Friday, November 7, 2008

On Music in My Life:

Music is an important part of my life and always has been. When I was a child there was always music of all kinds around. Rock and Roll, Swing, Classical, Blues, Jazz, Country, Broadway Musicals, Church Hymns and Opera all graced the backdrop of my formative years at home. My grandmother played the piano and we would all stand around and sing when at her house. I was in the Band and Glee Club in school. Every holiday had its own music and songs to travel along with it through it’s calendar page each year.

I was the first kid in my town to have an AM/FM radio and was always on top of the latest trends even if I didn’t follow certain music myself I knew what was out there before the rest of my crowd. AM was where it was at, but FM was how they got there and I was on board. I was the one even adults in town came to, to find out what was new on the music front.

When I was a young adult and was doing the commune thing with friends and we lived with no electricity, we still had a battery radio and music.

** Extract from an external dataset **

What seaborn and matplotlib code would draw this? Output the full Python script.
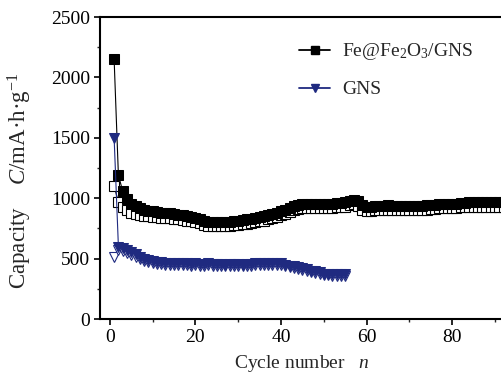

Music has grown with me as time marched on, as current hits became oldies and new kinds of music emerged as popular chart toppers. My life became full of things and people and I no longer knew all the words to the latest songs. I still listened but I wasn’t the go to person anymore. FM had found it’s day and most people knew what I knew.

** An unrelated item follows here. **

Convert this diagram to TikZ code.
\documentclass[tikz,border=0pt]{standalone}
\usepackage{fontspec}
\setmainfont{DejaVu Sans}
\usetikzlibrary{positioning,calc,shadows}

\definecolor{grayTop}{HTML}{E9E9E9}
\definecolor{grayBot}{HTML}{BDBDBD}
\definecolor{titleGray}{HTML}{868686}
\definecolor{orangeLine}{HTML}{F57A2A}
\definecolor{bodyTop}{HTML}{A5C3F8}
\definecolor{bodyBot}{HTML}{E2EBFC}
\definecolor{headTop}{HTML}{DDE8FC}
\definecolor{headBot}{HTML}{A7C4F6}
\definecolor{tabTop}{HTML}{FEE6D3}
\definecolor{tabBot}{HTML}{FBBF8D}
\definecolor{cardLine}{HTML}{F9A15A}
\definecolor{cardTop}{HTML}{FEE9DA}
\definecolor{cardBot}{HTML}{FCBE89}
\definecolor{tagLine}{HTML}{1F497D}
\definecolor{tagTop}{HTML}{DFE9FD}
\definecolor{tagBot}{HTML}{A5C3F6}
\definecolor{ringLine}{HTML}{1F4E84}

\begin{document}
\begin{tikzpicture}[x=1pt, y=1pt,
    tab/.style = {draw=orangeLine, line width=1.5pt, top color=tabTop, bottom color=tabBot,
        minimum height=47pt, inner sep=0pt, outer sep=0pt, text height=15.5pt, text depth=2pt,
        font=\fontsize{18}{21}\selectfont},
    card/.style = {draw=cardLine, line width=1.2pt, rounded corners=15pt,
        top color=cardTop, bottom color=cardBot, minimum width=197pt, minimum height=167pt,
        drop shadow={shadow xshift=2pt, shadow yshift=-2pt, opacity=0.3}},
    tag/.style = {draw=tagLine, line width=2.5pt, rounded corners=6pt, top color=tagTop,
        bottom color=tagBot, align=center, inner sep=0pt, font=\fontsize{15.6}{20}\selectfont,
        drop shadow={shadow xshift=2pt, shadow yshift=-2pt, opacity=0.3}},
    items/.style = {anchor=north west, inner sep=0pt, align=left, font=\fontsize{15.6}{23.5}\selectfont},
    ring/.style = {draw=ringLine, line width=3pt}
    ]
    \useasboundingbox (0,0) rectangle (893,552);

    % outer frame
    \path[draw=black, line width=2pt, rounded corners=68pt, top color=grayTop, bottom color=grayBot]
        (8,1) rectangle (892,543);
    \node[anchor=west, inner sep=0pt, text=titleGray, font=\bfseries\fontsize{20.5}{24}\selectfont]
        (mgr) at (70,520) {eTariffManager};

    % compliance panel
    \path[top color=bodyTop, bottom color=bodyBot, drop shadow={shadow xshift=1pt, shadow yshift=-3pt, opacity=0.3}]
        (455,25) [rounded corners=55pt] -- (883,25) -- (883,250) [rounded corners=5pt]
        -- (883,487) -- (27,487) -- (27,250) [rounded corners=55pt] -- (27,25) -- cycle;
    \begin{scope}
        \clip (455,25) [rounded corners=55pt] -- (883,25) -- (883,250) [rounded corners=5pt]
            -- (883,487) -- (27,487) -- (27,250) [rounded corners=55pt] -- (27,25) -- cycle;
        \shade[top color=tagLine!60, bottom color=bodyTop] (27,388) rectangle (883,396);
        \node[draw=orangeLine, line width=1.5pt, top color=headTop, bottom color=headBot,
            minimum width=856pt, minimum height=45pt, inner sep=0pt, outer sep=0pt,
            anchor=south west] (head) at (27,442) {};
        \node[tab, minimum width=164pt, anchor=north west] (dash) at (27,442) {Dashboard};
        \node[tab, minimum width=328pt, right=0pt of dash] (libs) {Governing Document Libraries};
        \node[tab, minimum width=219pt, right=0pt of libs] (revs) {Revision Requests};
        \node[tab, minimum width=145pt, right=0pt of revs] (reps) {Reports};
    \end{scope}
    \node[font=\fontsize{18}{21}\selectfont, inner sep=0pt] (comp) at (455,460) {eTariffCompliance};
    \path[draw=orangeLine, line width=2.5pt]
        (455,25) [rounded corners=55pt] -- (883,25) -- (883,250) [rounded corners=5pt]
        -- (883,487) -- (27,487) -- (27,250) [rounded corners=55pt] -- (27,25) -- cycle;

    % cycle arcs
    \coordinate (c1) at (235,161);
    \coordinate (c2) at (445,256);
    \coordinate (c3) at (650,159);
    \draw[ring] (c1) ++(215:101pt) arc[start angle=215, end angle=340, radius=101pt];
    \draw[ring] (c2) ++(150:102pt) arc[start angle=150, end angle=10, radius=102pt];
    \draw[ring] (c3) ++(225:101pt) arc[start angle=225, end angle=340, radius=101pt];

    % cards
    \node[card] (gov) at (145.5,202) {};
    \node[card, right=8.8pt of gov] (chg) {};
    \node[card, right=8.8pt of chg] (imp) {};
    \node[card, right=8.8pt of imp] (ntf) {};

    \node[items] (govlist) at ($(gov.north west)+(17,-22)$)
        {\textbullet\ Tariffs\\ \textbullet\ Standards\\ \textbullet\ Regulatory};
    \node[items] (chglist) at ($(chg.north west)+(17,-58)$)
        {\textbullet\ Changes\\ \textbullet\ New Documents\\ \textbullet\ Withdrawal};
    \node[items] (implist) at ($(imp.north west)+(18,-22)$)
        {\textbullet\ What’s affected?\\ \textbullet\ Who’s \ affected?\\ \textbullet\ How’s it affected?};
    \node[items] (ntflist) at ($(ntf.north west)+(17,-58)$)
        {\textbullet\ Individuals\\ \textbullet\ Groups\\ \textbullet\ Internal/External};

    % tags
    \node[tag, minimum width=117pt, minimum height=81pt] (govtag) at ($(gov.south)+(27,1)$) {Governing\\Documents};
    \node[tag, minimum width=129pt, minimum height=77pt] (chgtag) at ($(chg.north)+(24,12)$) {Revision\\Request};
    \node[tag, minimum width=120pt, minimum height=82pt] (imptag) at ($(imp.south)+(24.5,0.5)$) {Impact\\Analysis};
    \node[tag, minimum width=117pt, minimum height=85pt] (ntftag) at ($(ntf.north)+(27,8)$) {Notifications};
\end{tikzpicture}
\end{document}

I still find the music on the edge or fringes and stop to hear them out but I don’t keep up with their names or buy near as much music as I ones did each year. Most all my music collection has been given away.

My computer has an eclectic group of music on it and the music player is on most of the time the computer itself is on. As the random selector picks and pulls at the threads of memories when it jumps the gaps of years from The Doors to Dido, Judy Collins to Mysteria, Vivaldi to Moody Blues, Johnny Cash to R. Carlos Nakai, Cyndi Lauper, Delerium, Bette Midler, ELO, REM, Jalan Jalan, Sarah McLachlan, Edvard Grieg, Fleetwood Mac to name a very few. All have meaning and memory attached that have nothing at all to do with the music itself.

Oldies are popular not just because the music is good but as a back drop to ones life it brings other times to mind. And my music selections tend to run through the past more then move on into the future like they once did. I am getting older and can only visit certain people in those times gone by. The new songs hold no memory of these people because they weren’t here anymore by the time these newer songs came out.

I am never without music running through my mind in the back of every thought. It connects my life together and is like the air I breathe to me.

Music is memory to me.

1 comment:

Grace Garton said...

what a great post I enjoyed reading it very much.
My grandmother played the piano to but it was mostly Beethoven and Schubert!
My dad had a great collection of 78's early swing and Cuban music!
Most of the music I hear these days sounds so pathetic, soulless regurgitated garbage etc!!
I hate catching the bus ascrappiest music this starts my day off badly, so now I walk.